Helping you find the best books to read


January 11, 2019
bandersnatch book cover
Published: 2015-12
Page Count: 224
C.S. Lewis, J.R.R. Tolkien and the other members of the Inklings met each week to read and discuss each other's work-in-progress, offering both encouragement and blistering critique. How did these conversations shape the books they were writing? How does creative collaboration enhance individual talent? And what can we learn from their example? Beautifully illustrated by James A. Owen, 'Bandersnatch' offers an inside look at the Inklings of Oxford - and a seat at their table…

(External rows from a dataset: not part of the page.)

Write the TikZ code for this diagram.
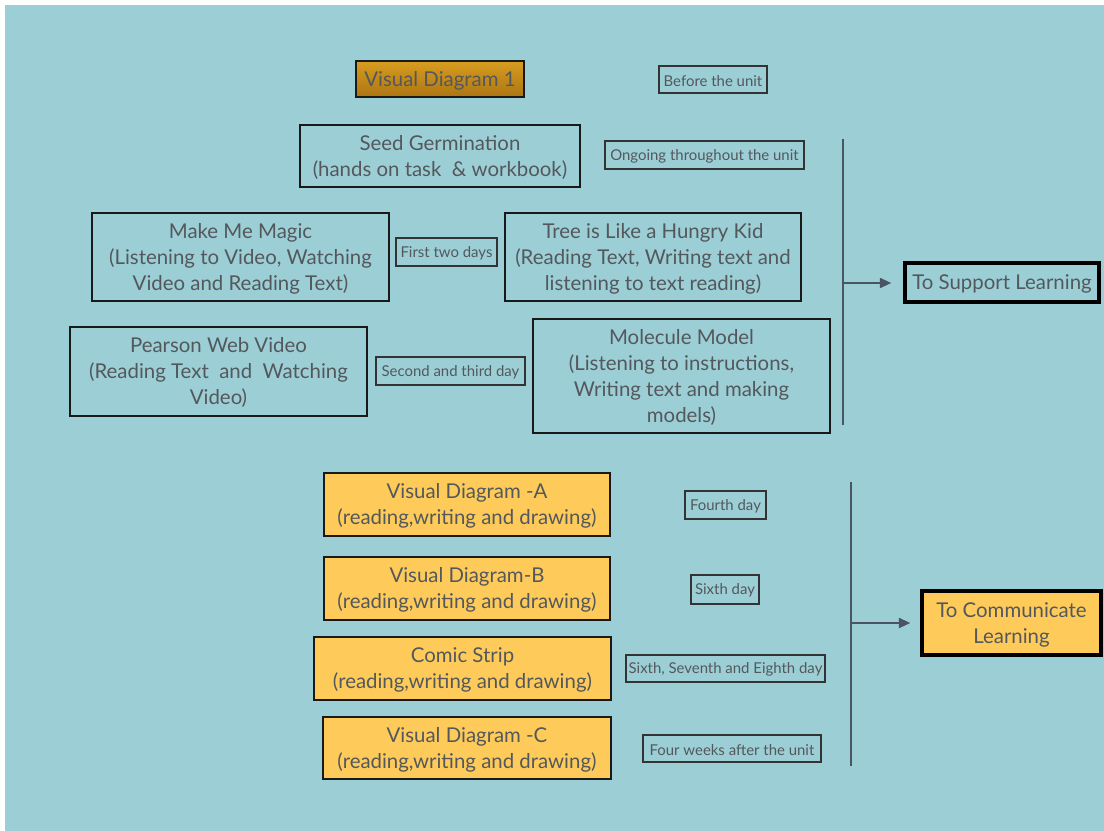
\documentclass[tikz,border=0pt]{standalone}
\usepackage{fontspec}
\setmainfont{Lato}
\usetikzlibrary{arrows.meta}
\definecolor{bgteal}{HTML}{9CCED6}
\definecolor{txtgray}{HTML}{53585C}
\definecolor{boxyellow}{HTML}{FECB5A}
\definecolor{orangetop}{HTML}{D89C20}
\definecolor{orangebot}{HTML}{AC7612}
\definecolor{linecol}{HTML}{4A5464}
\newcommand{\mlines}[1]{\raisebox{-1.6pt}[\height][\depth]{\begin{tabular}{@{}c@{}}#1\end{tabular}}}
\tikzset{
  mainbox/.style={draw=black!90, line width=1.6pt, align=center, text=txtgray, inner sep=0pt,
    font=\fontsize{15.3}{19.5}\selectfont},
  onebox/.style={mainbox, execute at begin node={\rule{0pt}{13.5pt}}},
  yellowbox/.style={mainbox, fill=boxyellow},
  labelbox/.style={draw=black!80, line width=0.9pt, align=center, text=txtgray, inner sep=0pt,
    font=\fontsize{11.2}{12}\selectfont, execute at begin node={\rule{0pt}{10pt}}},
  goalbox/.style={draw=black, line width=2.6pt, align=center, text=txtgray, inner sep=0pt,
    font=\fontsize{15.3}{19.5}\selectfont},
  bar/.style={draw=linecol, line width=1.5pt},
  arr/.style={draw=linecol, line width=1.3pt, -{Triangle[length=8.5pt,width=7.5pt]}}
}
\begin{document}
\begin{tikzpicture}[x=0.75pt,y=-0.75pt]
\useasboundingbox (0,0) rectangle (1104,831);
\fill[white] (0,0) rectangle (1104,831);
\fill[bgteal] (5,5) rectangle (1104,831);

\node[onebox, top color=orangetop, bottom color=orangebot, minimum width=126pt, minimum height=27pt] (vd1) at (440,79) {Visual Diagram 1};
\node[labelbox, minimum width=81pt, minimum height=20.25pt] (before) at (713,79.5) {Before the unit};

\node[mainbox, minimum width=210pt, minimum height=46.5pt] (seed) at (440,156) {\mlines{Seed Germination\\(hands on task \ \& workbook)}};
\node[labelbox, minimum width=149.25pt, minimum height=21pt] (ongoing) at (704.5,155) {Ongoing throughout the unit};

\node[mainbox, minimum width=222.75pt, minimum height=66pt] (magic) at (240.5,257) {\mlines{Make Me Magic\\(Listening to Video, Watching\\Video and Reading Text)}};
\node[labelbox, minimum width=75.75pt, minimum height=21pt] (first) at (446.5,252) {First two days};
\node[mainbox, minimum width=222pt, minimum height=66pt] (tree) at (653,257) {\mlines{Tree is Like a Hungry Kid\\(Reading Text, Writing text and\\listening to text reading)}};

\node[mainbox, minimum width=222.75pt, minimum height=66.75pt] (pearson) at (218.5,371.5) {\mlines{Pearson Web Video\\(Reading Text \ and \ Watching\\Video)}};
\node[labelbox, minimum width=111.75pt, minimum height=21pt] (second) at (450.5,371) {Second and third day};
\node[mainbox, minimum width=222.75pt, minimum height=85.5pt] (molecule) at (681.5,376) {\mlines{Molecule Model\\(Listening to instructions,\\Writing text and making\\models)}};

\coordinate (b1top) at (843,139);
\coordinate (b1bot) at (843,425);
\coordinate (b1mid) at (843,283);
\draw[bar] (b1top) -- (b1bot);
\node[goalbox, minimum width=145.5pt, minimum height=29.25pt, execute at begin node={\rule{0pt}{13.5pt}}] (support) at (1002,282.5) {To Support Learning};
\draw[arr, shorten >=9pt] (b1mid) -- (support.west |- b1mid);

\node[yellowbox, minimum width=214.5pt, minimum height=47.25pt] (vda) at (467,504.5) {\mlines{Visual Diagram -A\\(reading,writing and drawing)}};
\node[labelbox, minimum width=60.75pt, minimum height=21pt] (fourth) at (725.5,505) {Fourth day};
\node[yellowbox, minimum width=214.5pt, minimum height=47.25pt] (vdb) at (467,588.5) {\mlines{Visual Diagram-B\\(reading,writing and drawing)}};
\node[labelbox, minimum width=51pt, minimum height=21.75pt] (sixth) at (725,589.5) {Sixth day};
\node[yellowbox, minimum width=222.75pt, minimum height=47.25pt] (comic) at (462.5,668.5) {\mlines{Comic Strip\\(reading,writing and drawing)}};
\node[labelbox, minimum width=149.25pt, minimum height=20.25pt] (sse) at (725.5,668.5) {Sixth, Seventh and Eighth day};
\node[yellowbox, minimum width=216pt, minimum height=46.5pt] (vdc) at (467,748) {\mlines{Visual Diagram -C\\(reading,writing and drawing)}};
\node[labelbox, minimum width=133.5pt, minimum height=20.25pt] (four) at (732,748.5) {Four weeks after the unit};

\coordinate (b2top) at (851,482);
\coordinate (b2bot) at (851,766);
\coordinate (b2mid) at (851,623);
\draw[bar] (b2top) -- (b2bot);
\node[goalbox, fill=boxyellow, minimum width=134.25pt, minimum height=48pt] (comm) at (1011.5,623) {\mlines{To Communicate\\Learning}};
\draw[arr, shorten >=7.5pt] (b2mid) -- (comm.west |- b2mid);
\end{tikzpicture}
\end{document}
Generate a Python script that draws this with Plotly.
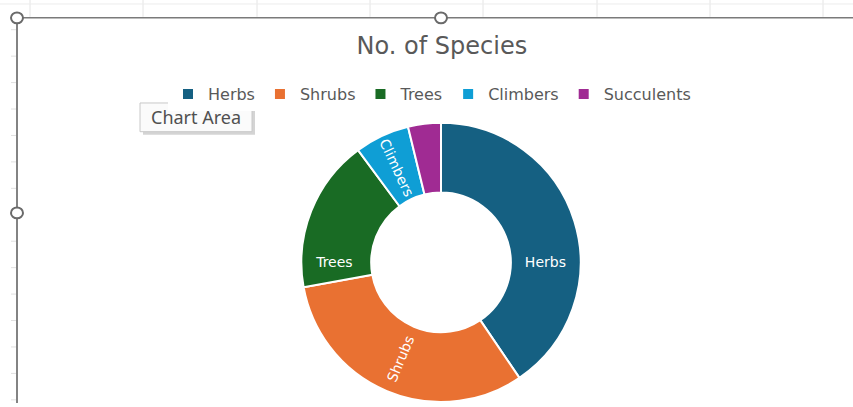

Maybe, like I did, you think you know most of what there is worth knowing about the Inklings. After reading this book, however, I have so much better an understanding of them, and learned things that surprised me. Not just about individual members of the group, but the group as a whole. Bandersnatch is something like a biography of the Inklings as a collective, and a study of how their interaction affected their “individual” works. Glyer, who has clearly done an incredible amount of research on this subject, shows that the great books the world has come to love are a direct result of these Oxford scholars’ conversations and sharing of ideas, their pull-no-punches critiques and lavish praise and encouragement of each other.  If these men had not had each other to push them and make them better, our most cherished books would either not exist  or would be much poorer works that what we now enjoy. Glyer also, especially toward the end, gives advice for writers and other creative people for how to best emulate the Inkings, how to form and/or function as a part of a collaborative group to give the best results on each other work.

I would recommend this book to any artist or leader, but for lovers of the Inklings and their writing, it is required reading.